The Siren Song of Perfection
by Holland-Mark | January 3, 2011
One of the biggest challenges “real marketers” have in embracing social systems is cultural.
It’s almost a cliche now to say that embracing social media means giving up the sense of control marketing communications types are used to in other media. Like most cliches there’s a kernel of truth in that observation, but it’s only part of the leap we ask our clients to take.
The less obvious but in some respects equally daunting leap has to do with embracing the ethos of successful software development, which differs quite dramatically from the ethos of successful print and broadcast development.
Marketers are shaped by the awareness that a typo in a print ad is pretty much grounds for termination. A brand manager will spend hundreds of thousands on a TV spot to get it exactly perfect before spending millions to distribute it over the air.
But that’s not the way you build software. It used to be, when software lived on mainframes, or whatever.
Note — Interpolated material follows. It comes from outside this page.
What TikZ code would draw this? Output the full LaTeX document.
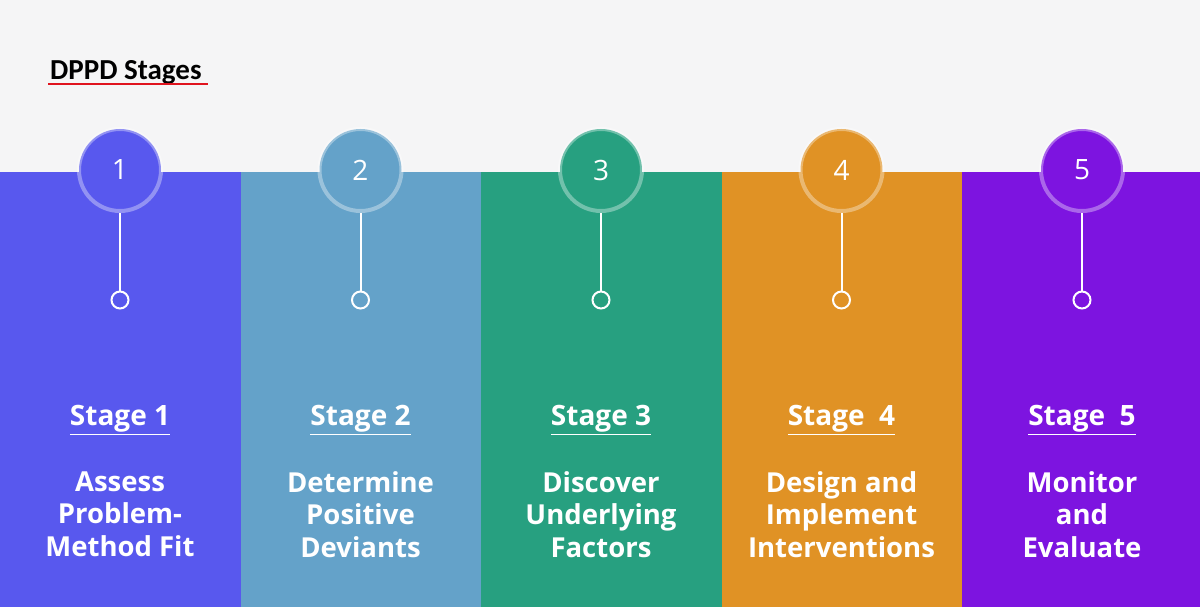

The “waterfall” methodology was a lot like the ad creation methodology, a system oriented to deep and thorough planning before a launch where perfection was always aspired to, and sometimes required.
The problem with this approach as applied to business software was that it took too damn long, to the point that by the time the system launched, the business issues it was intended to address had evolved. To be more responsive, software development methodology evolved toward the sprint or “scrum” methodology, which is all about iteration, and the perpetual beta was born.
Entrepreneurs and social folk have an almost religious conviction about the design-ship-evolve model of creating software. But it’s an unnatural act for marketing folk, with the effect that building social software in marketing applications puts stress on the relationship between provider and client.
Have you seen this? Do you agree with the diagnosis? And either way… what strategies have worked for you in mitigating it?